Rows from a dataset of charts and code

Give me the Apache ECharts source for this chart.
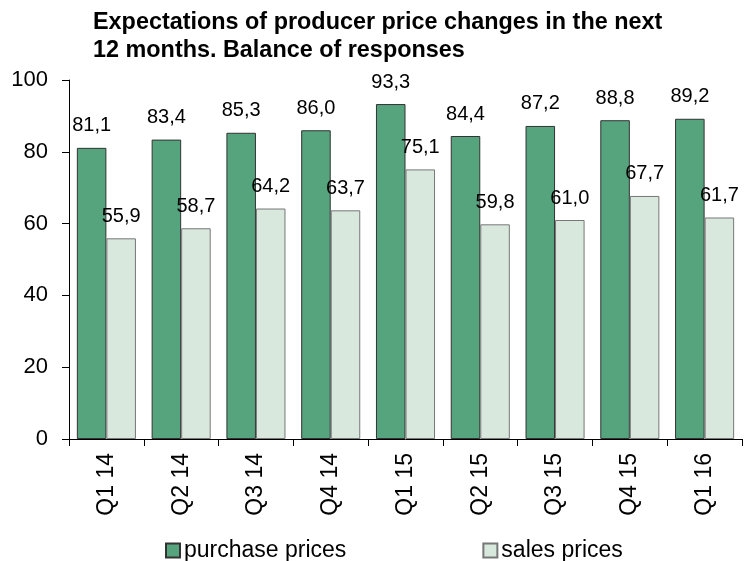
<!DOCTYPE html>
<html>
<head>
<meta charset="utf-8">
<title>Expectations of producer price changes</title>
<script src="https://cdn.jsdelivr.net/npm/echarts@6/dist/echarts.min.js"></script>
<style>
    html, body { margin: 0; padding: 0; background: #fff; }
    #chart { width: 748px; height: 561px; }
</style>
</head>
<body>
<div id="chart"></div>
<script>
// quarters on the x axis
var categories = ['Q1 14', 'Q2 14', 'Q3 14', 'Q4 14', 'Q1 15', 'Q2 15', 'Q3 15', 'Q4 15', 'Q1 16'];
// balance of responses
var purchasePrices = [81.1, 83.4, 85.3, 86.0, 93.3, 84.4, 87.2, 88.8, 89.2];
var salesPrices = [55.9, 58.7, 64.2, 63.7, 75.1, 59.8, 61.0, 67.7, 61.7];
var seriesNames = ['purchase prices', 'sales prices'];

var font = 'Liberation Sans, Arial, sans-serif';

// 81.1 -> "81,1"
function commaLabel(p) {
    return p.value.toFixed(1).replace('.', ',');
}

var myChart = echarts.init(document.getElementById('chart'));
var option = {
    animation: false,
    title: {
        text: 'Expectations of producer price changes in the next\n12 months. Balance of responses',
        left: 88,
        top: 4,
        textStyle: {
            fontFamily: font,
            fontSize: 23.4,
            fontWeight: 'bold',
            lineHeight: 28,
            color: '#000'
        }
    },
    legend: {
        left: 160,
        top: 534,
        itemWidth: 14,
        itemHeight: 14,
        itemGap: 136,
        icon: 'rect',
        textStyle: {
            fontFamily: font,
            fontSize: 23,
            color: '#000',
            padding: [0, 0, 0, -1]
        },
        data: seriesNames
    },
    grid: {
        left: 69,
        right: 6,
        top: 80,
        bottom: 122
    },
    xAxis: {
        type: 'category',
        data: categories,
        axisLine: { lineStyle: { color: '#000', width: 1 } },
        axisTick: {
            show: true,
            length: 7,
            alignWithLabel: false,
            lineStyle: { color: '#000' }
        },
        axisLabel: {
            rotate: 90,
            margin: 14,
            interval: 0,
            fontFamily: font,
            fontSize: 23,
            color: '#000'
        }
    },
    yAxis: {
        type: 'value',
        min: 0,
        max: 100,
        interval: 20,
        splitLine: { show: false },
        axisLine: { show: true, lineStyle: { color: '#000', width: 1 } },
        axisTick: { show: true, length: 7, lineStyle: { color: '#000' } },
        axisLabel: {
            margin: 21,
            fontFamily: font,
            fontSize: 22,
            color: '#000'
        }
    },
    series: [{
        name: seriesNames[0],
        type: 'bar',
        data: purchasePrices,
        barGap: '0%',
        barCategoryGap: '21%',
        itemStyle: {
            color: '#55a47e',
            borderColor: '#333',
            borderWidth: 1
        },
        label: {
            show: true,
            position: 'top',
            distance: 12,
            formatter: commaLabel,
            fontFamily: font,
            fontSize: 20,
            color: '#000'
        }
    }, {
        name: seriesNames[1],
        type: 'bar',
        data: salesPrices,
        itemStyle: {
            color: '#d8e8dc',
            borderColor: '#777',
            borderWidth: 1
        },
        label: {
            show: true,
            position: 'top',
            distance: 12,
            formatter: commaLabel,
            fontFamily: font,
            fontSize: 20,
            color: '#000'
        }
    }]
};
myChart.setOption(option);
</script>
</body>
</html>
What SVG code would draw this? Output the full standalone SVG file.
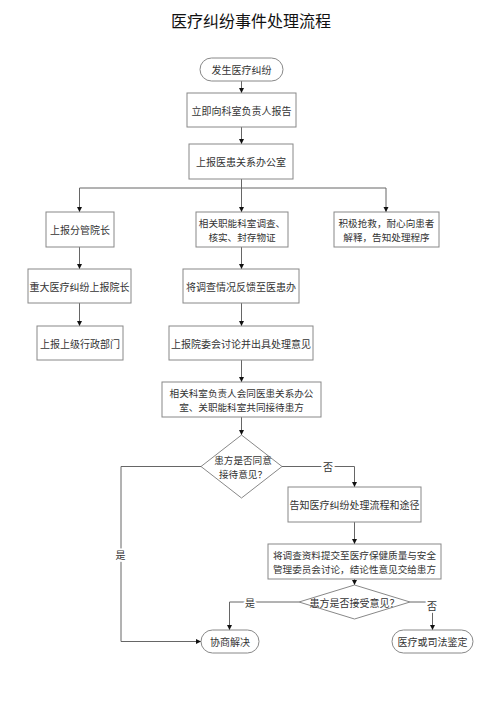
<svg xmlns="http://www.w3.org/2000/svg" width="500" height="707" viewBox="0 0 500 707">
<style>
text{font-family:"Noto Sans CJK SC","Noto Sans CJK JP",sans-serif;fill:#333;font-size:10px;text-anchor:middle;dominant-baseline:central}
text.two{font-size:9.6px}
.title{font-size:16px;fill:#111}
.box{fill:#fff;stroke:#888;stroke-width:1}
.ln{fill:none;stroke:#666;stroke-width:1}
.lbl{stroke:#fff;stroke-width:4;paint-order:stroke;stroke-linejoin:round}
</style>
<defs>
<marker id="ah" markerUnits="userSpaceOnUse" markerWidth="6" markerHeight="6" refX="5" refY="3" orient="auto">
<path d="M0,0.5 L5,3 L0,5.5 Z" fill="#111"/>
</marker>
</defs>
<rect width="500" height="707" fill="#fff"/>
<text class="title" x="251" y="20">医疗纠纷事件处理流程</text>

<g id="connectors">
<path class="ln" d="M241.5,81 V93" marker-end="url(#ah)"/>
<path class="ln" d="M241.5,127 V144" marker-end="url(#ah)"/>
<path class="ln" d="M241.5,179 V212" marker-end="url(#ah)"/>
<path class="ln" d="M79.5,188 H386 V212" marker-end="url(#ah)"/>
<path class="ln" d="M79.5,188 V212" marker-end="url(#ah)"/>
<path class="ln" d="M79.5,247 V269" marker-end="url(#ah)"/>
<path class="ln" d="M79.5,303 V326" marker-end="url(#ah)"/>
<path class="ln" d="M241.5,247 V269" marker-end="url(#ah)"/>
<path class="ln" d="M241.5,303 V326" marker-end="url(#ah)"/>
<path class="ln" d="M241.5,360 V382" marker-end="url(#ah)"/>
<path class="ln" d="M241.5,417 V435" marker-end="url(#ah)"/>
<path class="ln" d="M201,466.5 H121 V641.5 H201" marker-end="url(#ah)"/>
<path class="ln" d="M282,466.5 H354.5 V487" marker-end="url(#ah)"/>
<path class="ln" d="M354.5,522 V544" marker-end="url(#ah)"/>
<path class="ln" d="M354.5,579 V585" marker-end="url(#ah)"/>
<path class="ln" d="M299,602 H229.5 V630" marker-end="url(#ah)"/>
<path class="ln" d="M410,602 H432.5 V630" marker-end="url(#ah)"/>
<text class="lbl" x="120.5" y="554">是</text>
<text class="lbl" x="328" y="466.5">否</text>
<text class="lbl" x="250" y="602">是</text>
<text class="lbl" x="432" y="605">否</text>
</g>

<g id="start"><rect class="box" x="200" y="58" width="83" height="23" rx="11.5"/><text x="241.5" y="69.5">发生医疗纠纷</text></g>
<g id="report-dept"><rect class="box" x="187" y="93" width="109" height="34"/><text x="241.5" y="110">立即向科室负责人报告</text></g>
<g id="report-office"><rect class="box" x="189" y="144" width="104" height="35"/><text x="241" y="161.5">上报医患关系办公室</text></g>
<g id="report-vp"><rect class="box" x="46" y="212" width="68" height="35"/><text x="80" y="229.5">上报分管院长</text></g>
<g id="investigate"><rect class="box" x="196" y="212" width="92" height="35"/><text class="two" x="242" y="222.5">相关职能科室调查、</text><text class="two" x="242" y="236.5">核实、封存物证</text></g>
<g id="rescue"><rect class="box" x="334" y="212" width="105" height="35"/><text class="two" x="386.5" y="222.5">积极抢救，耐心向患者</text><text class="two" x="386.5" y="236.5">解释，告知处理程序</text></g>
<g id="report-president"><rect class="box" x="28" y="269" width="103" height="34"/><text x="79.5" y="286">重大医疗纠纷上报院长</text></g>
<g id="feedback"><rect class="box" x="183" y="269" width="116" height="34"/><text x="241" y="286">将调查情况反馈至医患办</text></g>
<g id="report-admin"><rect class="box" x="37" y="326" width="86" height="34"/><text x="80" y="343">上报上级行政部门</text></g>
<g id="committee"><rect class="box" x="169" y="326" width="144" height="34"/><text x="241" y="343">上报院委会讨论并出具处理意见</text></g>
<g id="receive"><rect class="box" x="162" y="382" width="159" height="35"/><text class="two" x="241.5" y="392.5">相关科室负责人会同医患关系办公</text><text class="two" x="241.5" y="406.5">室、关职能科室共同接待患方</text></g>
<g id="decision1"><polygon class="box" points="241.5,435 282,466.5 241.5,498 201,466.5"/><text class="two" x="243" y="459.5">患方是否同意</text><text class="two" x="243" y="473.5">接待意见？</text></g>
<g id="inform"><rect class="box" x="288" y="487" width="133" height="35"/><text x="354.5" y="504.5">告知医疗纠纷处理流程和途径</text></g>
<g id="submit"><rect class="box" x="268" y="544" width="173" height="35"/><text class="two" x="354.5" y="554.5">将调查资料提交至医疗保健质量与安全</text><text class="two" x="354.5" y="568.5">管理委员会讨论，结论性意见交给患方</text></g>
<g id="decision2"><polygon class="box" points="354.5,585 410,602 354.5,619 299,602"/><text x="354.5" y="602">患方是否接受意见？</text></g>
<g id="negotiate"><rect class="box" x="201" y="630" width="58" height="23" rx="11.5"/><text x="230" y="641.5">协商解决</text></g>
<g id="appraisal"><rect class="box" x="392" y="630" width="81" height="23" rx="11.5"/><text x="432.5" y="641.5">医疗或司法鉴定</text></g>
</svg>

==

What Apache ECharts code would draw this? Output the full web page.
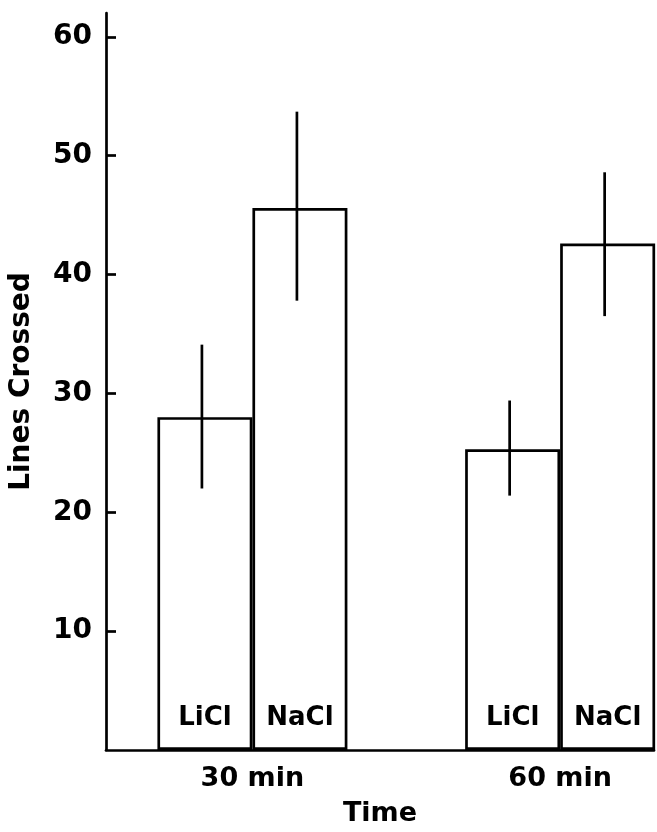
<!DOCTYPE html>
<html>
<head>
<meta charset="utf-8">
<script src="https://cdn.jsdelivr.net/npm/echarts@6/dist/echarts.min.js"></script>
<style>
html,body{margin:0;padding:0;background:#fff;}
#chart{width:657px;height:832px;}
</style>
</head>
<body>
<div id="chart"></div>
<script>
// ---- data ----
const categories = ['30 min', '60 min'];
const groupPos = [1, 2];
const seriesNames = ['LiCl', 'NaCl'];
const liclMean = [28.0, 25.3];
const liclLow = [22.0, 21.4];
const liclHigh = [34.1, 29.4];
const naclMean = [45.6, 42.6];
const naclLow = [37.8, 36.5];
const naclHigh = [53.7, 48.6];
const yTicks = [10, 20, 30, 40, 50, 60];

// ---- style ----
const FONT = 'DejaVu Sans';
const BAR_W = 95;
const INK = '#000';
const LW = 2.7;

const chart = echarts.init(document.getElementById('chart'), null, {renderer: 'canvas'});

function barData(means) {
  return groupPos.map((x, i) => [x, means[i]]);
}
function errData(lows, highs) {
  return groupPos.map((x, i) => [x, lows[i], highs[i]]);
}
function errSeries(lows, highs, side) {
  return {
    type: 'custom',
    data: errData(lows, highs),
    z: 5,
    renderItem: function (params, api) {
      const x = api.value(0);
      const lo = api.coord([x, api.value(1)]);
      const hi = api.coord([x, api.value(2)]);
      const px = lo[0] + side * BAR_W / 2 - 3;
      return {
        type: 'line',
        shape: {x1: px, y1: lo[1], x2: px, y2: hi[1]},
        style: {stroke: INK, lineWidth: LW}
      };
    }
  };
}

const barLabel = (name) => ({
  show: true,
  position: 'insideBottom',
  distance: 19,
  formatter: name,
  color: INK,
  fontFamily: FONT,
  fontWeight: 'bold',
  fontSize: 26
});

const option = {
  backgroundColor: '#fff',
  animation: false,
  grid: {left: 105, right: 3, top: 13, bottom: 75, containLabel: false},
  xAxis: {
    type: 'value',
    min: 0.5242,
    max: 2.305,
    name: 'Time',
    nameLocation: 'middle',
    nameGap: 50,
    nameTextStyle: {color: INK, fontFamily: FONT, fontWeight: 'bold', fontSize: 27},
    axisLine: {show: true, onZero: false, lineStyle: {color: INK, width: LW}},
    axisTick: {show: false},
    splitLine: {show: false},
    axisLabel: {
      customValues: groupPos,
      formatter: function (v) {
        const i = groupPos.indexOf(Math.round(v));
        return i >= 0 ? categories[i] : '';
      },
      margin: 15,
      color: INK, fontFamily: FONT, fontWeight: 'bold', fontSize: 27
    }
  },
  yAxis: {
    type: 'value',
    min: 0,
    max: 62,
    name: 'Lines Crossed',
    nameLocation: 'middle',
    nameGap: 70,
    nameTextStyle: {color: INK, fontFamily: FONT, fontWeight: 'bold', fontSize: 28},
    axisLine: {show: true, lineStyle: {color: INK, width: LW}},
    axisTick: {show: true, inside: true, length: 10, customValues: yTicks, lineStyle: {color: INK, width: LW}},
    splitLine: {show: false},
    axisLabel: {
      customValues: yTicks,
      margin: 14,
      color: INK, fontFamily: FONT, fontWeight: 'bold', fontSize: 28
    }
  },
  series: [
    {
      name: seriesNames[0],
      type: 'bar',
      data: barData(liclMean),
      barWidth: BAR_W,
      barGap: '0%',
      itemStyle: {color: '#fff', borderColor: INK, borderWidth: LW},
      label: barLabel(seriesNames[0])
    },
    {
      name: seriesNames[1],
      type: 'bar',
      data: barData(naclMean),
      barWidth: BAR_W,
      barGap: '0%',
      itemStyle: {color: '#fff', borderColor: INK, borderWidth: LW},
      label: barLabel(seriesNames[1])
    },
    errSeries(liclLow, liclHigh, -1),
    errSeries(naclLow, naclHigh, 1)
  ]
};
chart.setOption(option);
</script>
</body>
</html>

▸ **Written instruction**: From the records above, copy only the lines running from the line containing "Give me the" to the line containing "var seriesNames = ['purchase", both ends included. Leave the pictures out.

▸ **Task result**:
Give me the Apache ECharts source for this chart.
<!DOCTYPE html>
<html>
<head>
<meta charset="utf-8">
<title>Expectations of producer price changes</title>
<script src="https://cdn.jsdelivr.net/npm/echarts@6/dist/echarts.min.js"></script>
<style>
    html, body { margin: 0; padding: 0; background: #fff; }
    #chart { width: 748px; height: 561px; }
</style>
</head>
<body>
<div id="chart"></div>
<script>
// quarters on the x axis
var categories = ['Q1 14', 'Q2 14', 'Q3 14', 'Q4 14', 'Q1 15', 'Q2 15', 'Q3 15', 'Q4 15', 'Q1 16'];
// balance of responses
var purchasePrices = [81.1, 83.4, 85.3, 86.0, 93.3, 84.4, 87.2, 88.8, 89.2];
var salesPrices = [55.9, 58.7, 64.2, 63.7, 75.1, 59.8, 61.0, 67.7, 61.7];
var seriesNames = ['purchase prices', 'sales prices'];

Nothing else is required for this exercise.